• _Brief_: Leave out the pictures and transcribe the rest of the records exactly.

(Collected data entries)

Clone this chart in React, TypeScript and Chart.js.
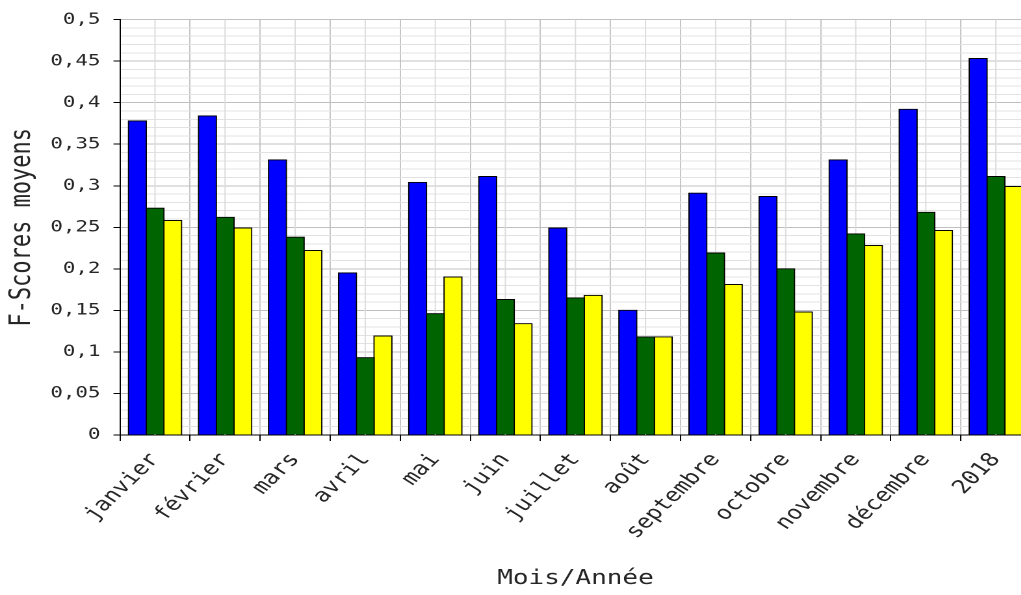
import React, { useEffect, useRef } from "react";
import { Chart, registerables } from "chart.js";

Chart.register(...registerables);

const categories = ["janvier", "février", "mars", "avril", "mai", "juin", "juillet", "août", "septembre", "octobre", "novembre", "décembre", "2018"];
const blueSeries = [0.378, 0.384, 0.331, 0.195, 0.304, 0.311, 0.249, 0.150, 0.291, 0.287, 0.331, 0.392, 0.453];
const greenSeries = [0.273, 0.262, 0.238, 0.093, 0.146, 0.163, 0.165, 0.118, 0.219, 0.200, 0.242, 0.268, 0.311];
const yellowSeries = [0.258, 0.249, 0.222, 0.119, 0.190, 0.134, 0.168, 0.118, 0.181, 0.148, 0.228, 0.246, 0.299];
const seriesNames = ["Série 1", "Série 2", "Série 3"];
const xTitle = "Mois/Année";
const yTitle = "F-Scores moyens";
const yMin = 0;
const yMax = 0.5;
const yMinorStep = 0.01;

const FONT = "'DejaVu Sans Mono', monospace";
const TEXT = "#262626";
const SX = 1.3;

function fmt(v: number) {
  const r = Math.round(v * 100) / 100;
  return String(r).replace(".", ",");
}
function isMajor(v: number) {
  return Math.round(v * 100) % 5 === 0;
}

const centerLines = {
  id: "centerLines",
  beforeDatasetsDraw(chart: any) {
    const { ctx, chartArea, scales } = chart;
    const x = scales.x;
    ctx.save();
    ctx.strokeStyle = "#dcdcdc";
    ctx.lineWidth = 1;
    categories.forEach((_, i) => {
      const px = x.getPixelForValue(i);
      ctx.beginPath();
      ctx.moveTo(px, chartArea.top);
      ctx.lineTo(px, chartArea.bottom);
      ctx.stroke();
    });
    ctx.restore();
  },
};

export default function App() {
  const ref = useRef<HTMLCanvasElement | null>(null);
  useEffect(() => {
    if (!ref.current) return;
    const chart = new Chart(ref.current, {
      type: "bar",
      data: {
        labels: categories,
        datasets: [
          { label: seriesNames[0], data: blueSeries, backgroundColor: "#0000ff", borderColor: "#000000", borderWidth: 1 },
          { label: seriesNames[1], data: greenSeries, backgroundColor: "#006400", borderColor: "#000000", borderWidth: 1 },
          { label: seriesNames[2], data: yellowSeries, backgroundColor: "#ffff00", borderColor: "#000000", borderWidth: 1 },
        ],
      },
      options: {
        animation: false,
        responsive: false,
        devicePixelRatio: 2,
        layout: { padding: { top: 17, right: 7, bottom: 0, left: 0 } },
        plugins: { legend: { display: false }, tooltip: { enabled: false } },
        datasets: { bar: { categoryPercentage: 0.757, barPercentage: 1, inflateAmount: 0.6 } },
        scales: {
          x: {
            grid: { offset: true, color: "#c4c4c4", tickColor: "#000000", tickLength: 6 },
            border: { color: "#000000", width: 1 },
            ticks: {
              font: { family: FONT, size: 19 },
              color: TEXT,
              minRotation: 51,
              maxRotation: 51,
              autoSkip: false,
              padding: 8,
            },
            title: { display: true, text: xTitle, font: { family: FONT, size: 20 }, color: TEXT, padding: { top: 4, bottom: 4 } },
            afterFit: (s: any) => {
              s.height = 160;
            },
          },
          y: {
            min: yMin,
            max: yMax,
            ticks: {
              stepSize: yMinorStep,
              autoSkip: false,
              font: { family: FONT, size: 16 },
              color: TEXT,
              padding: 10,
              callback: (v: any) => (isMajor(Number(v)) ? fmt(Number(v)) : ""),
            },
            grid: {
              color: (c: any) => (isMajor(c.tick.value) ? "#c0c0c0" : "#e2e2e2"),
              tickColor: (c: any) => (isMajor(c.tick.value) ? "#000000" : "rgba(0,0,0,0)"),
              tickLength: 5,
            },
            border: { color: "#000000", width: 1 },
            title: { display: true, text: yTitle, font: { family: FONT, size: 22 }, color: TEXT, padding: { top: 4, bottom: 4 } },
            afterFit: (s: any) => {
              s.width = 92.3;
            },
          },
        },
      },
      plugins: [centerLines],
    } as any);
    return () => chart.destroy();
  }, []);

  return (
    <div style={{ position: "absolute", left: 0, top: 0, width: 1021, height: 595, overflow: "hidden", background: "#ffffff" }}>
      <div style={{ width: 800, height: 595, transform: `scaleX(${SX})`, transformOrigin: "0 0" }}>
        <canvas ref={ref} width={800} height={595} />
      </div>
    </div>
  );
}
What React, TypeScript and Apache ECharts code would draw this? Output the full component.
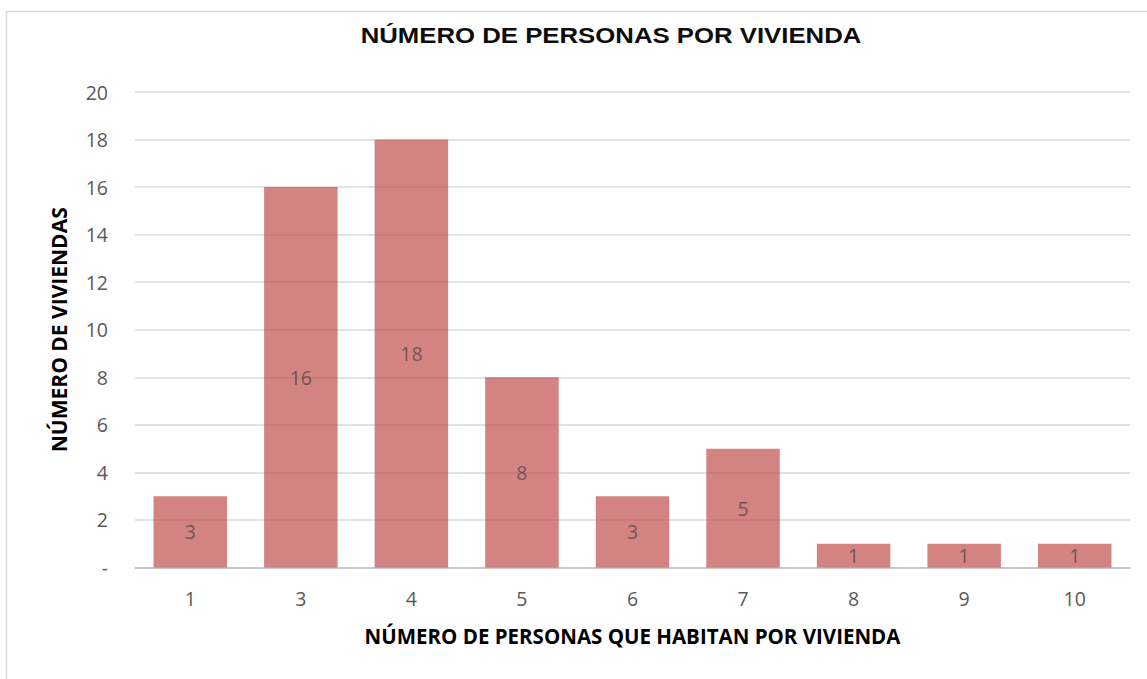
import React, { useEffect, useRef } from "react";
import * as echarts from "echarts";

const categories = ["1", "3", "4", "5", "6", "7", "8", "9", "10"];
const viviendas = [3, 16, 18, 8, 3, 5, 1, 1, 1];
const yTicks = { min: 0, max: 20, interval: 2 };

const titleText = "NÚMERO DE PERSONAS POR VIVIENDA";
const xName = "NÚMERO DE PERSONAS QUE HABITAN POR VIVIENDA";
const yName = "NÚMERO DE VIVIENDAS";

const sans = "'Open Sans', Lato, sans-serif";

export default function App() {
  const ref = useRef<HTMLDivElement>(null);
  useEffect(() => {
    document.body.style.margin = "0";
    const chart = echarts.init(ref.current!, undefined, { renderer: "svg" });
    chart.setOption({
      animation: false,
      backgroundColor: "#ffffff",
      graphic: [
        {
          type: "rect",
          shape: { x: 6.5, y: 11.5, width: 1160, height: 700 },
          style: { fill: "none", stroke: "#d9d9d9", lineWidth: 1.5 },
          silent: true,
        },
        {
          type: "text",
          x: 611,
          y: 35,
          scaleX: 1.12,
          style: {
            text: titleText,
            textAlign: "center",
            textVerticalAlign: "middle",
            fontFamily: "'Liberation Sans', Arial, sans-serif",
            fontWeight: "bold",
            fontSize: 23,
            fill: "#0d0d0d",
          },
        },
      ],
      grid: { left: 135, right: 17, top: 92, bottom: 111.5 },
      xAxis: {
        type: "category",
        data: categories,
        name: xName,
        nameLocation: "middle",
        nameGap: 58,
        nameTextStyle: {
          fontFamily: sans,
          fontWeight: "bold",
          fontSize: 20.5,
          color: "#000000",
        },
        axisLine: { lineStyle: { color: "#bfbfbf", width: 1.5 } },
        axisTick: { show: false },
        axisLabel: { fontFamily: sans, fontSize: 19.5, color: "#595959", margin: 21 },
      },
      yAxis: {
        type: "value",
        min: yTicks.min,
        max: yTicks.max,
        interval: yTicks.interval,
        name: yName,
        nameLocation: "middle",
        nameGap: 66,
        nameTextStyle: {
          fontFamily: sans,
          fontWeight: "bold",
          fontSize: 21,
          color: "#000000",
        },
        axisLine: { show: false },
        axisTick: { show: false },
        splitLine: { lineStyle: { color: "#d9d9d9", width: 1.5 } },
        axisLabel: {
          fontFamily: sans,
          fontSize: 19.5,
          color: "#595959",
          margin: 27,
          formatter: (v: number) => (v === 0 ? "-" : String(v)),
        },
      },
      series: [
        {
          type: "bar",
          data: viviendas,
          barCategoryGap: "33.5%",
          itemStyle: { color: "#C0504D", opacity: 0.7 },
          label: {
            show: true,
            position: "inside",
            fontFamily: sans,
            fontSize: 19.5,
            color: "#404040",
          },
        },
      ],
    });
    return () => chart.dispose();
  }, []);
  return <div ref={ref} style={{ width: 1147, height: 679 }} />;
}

• _Final result_:
Clone this chart in React, TypeScript and Chart.js.
import React, { useEffect, useRef } from "react";
import { Chart, registerables } from "chart.js";

Chart.register(...registerables);

const categories = ["janvier", "février", "mars", "avril", "mai", "juin", "juillet", "août", "septembre", "octobre", "novembre", "décembre", "2018"];
const blueSeries = [0.378, 0.384, 0.331, 0.195, 0.304, 0.311, 0.249, 0.150, 0.291, 0.287, 0.331, 0.392, 0.453];
const greenSeries = [0.273, 0.262, 0.238, 0.093, 0.146, 0.163, 0.165, 0.118, 0.219, 0.200, 0.242, 0.268, 0.311];
const yellowSeries = [0.258, 0.249, 0.222, 0.119, 0.190, 0.134, 0.168, 0.118, 0.181, 0.148, 0.228, 0.246, 0.299];
const seriesNames = ["Série 1", "Série 2", "Série 3"];
const xTitle = "Mois/Année";
const yTitle = "F-Scores moyens";
const yMin = 0;
const yMax = 0.5;
const yMinorStep = 0.01;

const FONT = "'DejaVu Sans Mono', monospace";
const TEXT = "#262626";
const SX = 1.3;

function fmt(v: number) {
  const r = Math.round(v * 100) / 100;
  return String(r).replace(".", ",");
}
function isMajor(v: number) {
  return Math.round(v * 100) % 5 === 0;
}

const centerLines = {
  id: "centerLines",
  beforeDatasetsDraw(chart: any) {
    const { ctx, chartArea, scales } = chart;
    const x = scales.x;
    ctx.save();
    ctx.strokeStyle = "#dcdcdc";
    ctx.lineWidth = 1;
    categories.forEach((_, i) => {
      const px = x.getPixelForValue(i);
      ctx.beginPath();
      ctx.moveTo(px, chartArea.top);
      ctx.lineTo(px, chartArea.bottom);
      ctx.stroke();
    });
    ctx.restore();
  },
};

export default function App() {
  const ref = useRef<HTMLCanvasElement | null>(null);
  useEffect(() => {
    if (!ref.current) return;
    const chart = new Chart(ref.current, {
      type: "bar",
      data: {
        labels: categories,
        datasets: [
          { label: seriesNames[0], data: blueSeries, backgroundColor: "#0000ff", borderColor: "#000000", borderWidth: 1 },
          { label: seriesNames[1], data: greenSeries, backgroundColor: "#006400", borderColor: "#000000", borderWidth: 1 },
          { label: seriesNames[2], data: yellowSeries, backgroundColor: "#ffff00", borderColor: "#000000", borderWidth: 1 },
        ],
      },
      options: {
        animation: false,
        responsive: false,
        devicePixelRatio: 2,
        layout: { padding: { top: 17, right: 7, bottom: 0, left: 0 } },
        plugins: { legend: { display: false }, tooltip: { enabled: false } },
        datasets: { bar: { categoryPercentage: 0.757, barPercentage: 1, inflateAmount: 0.6 } },
        scales: {
          x: {
            grid: { offset: true, color: "#c4c4c4", tickColor: "#000000", tickLength: 6 },
            border: { color: "#000000", width: 1 },
            ticks: {
              font: { family: FONT, size: 19 },
              color: TEXT,
              minRotation: 51,
              maxRotation: 51,
              autoSkip: false,
              padding: 8,
            },
            title: { display: true, text: xTitle, font: { family: FONT, size: 20 }, color: TEXT, padding: { top: 4, bottom: 4 } },
            afterFit: (s: any) => {
              s.height = 160;
            },
          },
          y: {
            min: yMin,
            max: yMax,
            ticks: {
              stepSize: yMinorStep,
              autoSkip: false,
              font: { family: FONT, size: 16 },
              color: TEXT,
              padding: 10,
              callback: (v: any) => (isMajor(Number(v)) ? fmt(Number(v)) : ""),
            },
            grid: {
              color: (c: any) => (isMajor(c.tick.value) ? "#c0c0c0" : "#e2e2e2"),
              tickColor: (c: any) => (isMajor(c.tick.value) ? "#000000" : "rgba(0,0,0,0)"),
              tickLength: 5,
            },
            border: { color: "#000000", width: 1 },
            title: { display: true, text: yTitle, font: { family: FONT, size: 22 }, color: TEXT, padding: { top: 4, bottom: 4 } },
            afterFit: (s: any) => {
              s.width = 92.3;
            },
          },
        },
      },
      plugins: [centerLines],
    } as any);
    return () => chart.destroy();
  }, []);

  return (
    <div style={{ position: "absolute", left: 0, top: 0, width: 1021, height: 595, overflow: "hidden", background: "#ffffff" }}>
      <div style={{ width: 800, height: 595, transform: `scaleX(${SX})`, transformOrigin: "0 0" }}>
        <canvas ref={ref} width={800} height={595} />
      </div>
    </div>
  );
}
What React, TypeScript and Apache ECharts code would draw this? Output the full component.
import React, { useEffect, useRef } from "react";
import * as echarts from "echarts";

const categories = ["1", "3", "4", "5", "6", "7", "8", "9", "10"];
const viviendas = [3, 16, 18, 8, 3, 5, 1, 1, 1];
const yTicks = { min: 0, max: 20, interval: 2 };

const titleText = "NÚMERO DE PERSONAS POR VIVIENDA";
const xName = "NÚMERO DE PERSONAS QUE HABITAN POR VIVIENDA";
const yName = "NÚMERO DE VIVIENDAS";

const sans = "'Open Sans', Lato, sans-serif";

export default function App() {
  const ref = useRef<HTMLDivElement>(null);
  useEffect(() => {
    document.body.style.margin = "0";
    const chart = echarts.init(ref.current!, undefined, { renderer: "svg" });
    chart.setOption({
      animation: false,
      backgroundColor: "#ffffff",
      graphic: [
        {
          type: "rect",
          shape: { x: 6.5, y: 11.5, width: 1160, height: 700 },
          style: { fill: "none", stroke: "#d9d9d9", lineWidth: 1.5 },
          silent: true,
        },
        {
          type: "text",
          x: 611,
          y: 35,
          scaleX: 1.12,
          style: {
            text: titleText,
            textAlign: "center",
            textVerticalAlign: "middle",
            fontFamily: "'Liberation Sans', Arial, sans-serif",
            fontWeight: "bold",
            fontSize: 23,
            fill: "#0d0d0d",
          },
        },
      ],
      grid: { left: 135, right: 17, top: 92, bottom: 111.5 },
      xAxis: {
        type: "category",
        data: categories,
        name: xName,
        nameLocation: "middle",
        nameGap: 58,
        nameTextStyle: {
          fontFamily: sans,
          fontWeight: "bold",
          fontSize: 20.5,
          color: "#000000",
        },
        axisLine: { lineStyle: { color: "#bfbfbf", width: 1.5 } },
        axisTick: { show: false },
        axisLabel: { fontFamily: sans, fontSize: 19.5, color: "#595959", margin: 21 },
      },
      yAxis: {
        type: "value",
        min: yTicks.min,
        max: yTicks.max,
        interval: yTicks.interval,
        name: yName,
        nameLocation: "middle",
        nameGap: 66,
        nameTextStyle: {
          fontFamily: sans,
          fontWeight: "bold",
          fontSize: 21,
          color: "#000000",
        },
        axisLine: { show: false },
        axisTick: { show: false },
        splitLine: { lineStyle: { color: "#d9d9d9", width: 1.5 } },
        axisLabel: {
          fontFamily: sans,
          fontSize: 19.5,
          color: "#595959",
          margin: 27,
          formatter: (v: number) => (v === 0 ? "-" : String(v)),
        },
      },
      series: [
        {
          type: "bar",
          data: viviendas,
          barCategoryGap: "33.5%",
          itemStyle: { color: "#C0504D", opacity: 0.7 },
          label: {
            show: true,
            position: "inside",
            fontFamily: sans,
            fontSize: 19.5,
            color: "#404040",
          },
        },
      ],
    });
    return () => chart.dispose();
  }, []);
  return <div ref={ref} style={{ width: 1147, height: 679 }} />;
}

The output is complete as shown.